I've tried to find a spring-loaded damper to no avail.

I've come up with another idea... is to use magnets. I will install an L bracket inside the vent with a magnet attached to it, and will install an attracting magnet to the damper itself and line the 2 up just right. If I can just get the magnets at the right strength -- so that the damper can still open when the hoodfan is turned on, then I'm golden. The idea is to have enough force so the wind cannot pull the damper open and cause the flapping motion. We have one of those turbine hoodfans with 800 cfm, so it should be enough force to pull it open. With the magnet, I'm hopeful that it will work.

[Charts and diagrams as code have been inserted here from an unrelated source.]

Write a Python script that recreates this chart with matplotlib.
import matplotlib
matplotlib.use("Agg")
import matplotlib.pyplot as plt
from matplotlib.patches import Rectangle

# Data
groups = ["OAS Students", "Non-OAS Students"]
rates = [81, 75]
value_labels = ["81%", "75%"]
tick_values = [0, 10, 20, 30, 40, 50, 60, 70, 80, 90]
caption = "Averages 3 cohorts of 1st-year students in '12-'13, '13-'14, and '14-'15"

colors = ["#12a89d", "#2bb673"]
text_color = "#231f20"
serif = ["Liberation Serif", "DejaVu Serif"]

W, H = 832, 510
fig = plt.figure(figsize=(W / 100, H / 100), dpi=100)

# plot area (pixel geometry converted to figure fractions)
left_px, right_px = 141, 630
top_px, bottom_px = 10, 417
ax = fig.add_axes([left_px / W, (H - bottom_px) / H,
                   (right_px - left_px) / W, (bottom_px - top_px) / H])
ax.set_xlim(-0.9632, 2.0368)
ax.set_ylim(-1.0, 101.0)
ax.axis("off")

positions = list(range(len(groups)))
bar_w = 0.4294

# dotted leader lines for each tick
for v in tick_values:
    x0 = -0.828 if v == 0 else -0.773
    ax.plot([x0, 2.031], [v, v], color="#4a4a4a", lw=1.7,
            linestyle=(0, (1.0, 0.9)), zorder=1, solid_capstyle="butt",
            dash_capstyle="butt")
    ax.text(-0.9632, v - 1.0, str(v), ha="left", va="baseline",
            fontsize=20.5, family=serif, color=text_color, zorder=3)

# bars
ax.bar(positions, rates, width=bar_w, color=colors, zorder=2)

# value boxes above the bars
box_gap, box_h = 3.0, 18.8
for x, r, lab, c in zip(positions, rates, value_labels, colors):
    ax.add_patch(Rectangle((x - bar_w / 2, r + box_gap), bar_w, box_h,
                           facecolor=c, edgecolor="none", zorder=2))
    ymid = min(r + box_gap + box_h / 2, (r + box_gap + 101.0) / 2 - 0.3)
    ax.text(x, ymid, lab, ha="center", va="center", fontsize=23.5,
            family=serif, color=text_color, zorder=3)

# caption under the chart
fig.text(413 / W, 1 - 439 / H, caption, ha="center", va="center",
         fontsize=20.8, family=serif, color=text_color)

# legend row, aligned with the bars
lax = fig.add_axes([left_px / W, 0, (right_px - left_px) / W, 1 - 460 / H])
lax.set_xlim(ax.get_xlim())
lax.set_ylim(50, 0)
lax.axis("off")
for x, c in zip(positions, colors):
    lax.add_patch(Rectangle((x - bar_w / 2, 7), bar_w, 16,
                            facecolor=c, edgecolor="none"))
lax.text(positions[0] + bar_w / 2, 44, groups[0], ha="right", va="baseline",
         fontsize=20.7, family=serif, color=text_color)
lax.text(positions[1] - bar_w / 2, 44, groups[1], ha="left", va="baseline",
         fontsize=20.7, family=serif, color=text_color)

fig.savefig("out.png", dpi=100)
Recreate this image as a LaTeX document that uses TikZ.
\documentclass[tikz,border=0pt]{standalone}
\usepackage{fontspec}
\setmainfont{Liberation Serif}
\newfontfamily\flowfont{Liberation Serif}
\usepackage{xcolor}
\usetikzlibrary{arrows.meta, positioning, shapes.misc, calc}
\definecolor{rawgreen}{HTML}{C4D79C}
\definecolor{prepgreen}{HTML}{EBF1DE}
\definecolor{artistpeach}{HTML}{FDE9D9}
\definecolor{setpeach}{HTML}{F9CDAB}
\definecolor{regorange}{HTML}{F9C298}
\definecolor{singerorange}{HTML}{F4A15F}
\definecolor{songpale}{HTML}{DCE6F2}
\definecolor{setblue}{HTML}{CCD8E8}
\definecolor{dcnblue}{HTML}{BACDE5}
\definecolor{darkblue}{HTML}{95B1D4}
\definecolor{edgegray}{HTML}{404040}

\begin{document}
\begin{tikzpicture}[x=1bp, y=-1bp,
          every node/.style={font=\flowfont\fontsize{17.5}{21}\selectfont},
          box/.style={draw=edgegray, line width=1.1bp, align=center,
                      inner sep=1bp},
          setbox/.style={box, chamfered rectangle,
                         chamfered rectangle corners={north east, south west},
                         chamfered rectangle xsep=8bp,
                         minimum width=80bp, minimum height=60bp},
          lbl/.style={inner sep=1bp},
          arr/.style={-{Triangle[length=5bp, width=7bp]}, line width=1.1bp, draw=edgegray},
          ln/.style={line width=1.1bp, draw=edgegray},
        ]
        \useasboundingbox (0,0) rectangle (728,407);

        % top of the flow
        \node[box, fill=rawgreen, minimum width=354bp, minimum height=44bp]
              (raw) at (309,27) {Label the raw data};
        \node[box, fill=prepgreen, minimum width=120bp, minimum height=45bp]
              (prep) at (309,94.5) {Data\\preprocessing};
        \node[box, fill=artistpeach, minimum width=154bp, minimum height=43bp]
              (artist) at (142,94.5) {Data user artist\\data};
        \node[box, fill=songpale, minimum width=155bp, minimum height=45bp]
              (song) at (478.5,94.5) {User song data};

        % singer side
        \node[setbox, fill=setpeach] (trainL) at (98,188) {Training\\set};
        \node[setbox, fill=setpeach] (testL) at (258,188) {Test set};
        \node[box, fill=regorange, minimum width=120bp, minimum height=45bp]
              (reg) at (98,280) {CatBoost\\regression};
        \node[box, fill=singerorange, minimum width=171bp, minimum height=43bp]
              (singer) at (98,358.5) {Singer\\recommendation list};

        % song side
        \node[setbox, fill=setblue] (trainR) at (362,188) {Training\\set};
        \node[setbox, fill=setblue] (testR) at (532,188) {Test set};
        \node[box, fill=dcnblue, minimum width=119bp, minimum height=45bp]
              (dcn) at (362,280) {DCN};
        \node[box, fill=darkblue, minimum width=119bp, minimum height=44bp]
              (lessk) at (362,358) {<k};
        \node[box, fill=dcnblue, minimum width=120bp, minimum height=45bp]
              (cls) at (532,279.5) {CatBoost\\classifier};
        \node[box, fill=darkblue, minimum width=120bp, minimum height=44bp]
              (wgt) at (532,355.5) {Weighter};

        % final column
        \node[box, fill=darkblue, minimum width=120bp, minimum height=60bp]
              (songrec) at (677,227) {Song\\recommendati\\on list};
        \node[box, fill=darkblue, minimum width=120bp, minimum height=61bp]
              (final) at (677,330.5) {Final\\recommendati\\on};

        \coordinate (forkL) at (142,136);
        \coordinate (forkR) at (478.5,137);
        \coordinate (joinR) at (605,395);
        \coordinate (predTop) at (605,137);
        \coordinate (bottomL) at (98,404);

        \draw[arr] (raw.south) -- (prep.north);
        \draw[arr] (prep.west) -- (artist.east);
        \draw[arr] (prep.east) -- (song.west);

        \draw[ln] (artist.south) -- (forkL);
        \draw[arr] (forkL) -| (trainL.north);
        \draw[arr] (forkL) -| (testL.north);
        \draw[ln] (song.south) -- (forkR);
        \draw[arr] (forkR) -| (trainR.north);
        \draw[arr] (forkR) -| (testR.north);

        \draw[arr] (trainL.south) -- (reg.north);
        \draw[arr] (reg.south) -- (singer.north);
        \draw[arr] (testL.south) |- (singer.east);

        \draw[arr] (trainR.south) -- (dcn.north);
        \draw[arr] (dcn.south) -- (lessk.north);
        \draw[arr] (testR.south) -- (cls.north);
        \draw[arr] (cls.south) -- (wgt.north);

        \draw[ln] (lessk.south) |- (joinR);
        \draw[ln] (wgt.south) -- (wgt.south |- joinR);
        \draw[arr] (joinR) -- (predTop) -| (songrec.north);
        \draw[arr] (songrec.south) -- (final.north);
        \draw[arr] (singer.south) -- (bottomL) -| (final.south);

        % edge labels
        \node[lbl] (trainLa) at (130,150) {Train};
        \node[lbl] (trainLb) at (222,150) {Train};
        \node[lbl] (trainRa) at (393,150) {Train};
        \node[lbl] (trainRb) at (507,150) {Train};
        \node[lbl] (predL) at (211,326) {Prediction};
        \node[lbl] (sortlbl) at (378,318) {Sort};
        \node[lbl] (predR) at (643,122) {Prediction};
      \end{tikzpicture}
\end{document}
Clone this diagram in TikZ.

I'm hoping to try this out in the next few weeks to see how it works.


----------



## kmah (Dec 30, 2009)

*Yes it works!*

I installed the L-bracket inside the vent with an small ring shaped earth magnet and did the same on the flapper. The screws that attach the magnet give it some distance so the strength isn't too strong. After a day of 60km/hr gusts, we hear no more flapping! I'm waiting for the 100km/hr wind gust now to really test the thing.

There is 1 drawback, we do have to turn the hoodfan on "high" to force the vent to open, but afterwards, you can set it to "low" once it opens. You can hear the rush of air push the vent open. Also, when it closes, you can hear a slight tap of the screws touching each other. 

A good and cheap and simple solution compared to the Hoyme Motorized damper I was contemplating on getting. :laughing:


----------



## 505jrb (Apr 19, 2010)

*Noise from vicinity of range hood*

I am also trying to conquer a noise and draft problem from a range hood. The house is on top of a ridge subject to high winds. The Vent-A-Hood has a gravity-type damper, and the 10" duct goes through the roof. I have changed the vent cap to a more covered design, but this didn't help. I then mounted a FanTech spring-loaded damper where the duct comes through the roof and added 30" of vertical duct to get the cap well over 2 feet above a nearby parapet. The FanTech damper is very well-made and includes Neoprene seals. This made some improvement, but I am still getting a back-draft (and resulting noise from the flapping dampers) when it is windy. Any other ideas?


----------



## Yoyizit (Jul 11, 2008)

For positive closing/opening you could try a 24vac solenoid, linear or rotary; then you have a home-brew motorized damper. Try places like Hosfelt.com for parts. Your labor time for this project could be two hours, depending on your skill level. Parts, $20. . .?


----------



## 505jrb (Apr 19, 2010)

*Noise from range hood*

Thanks for the suggestion. This hood is housed in a plastered enclosure, so the only practical access for a solution is from the roof. I thought about an electrically-operated damper, but the only waterproof ones I could find were VERY expensive. And, the 10" FanTech damper I installed has 2 semi-circular baffles (that both pivot upwards), so it would be difficult to motorize. My latest thinking is to fabricate a large, well-baffled cap for the top. The duct is almost 80 square inches in area, so the cap would have to have at least this much open area. The area would preferably be considerably bigger than that to minimize the negative pressure created by the significant wind we can have blowing past it. The more that the pressure differential can be minimized, the less flapping of the damper baffles and less air noise will occur.


----------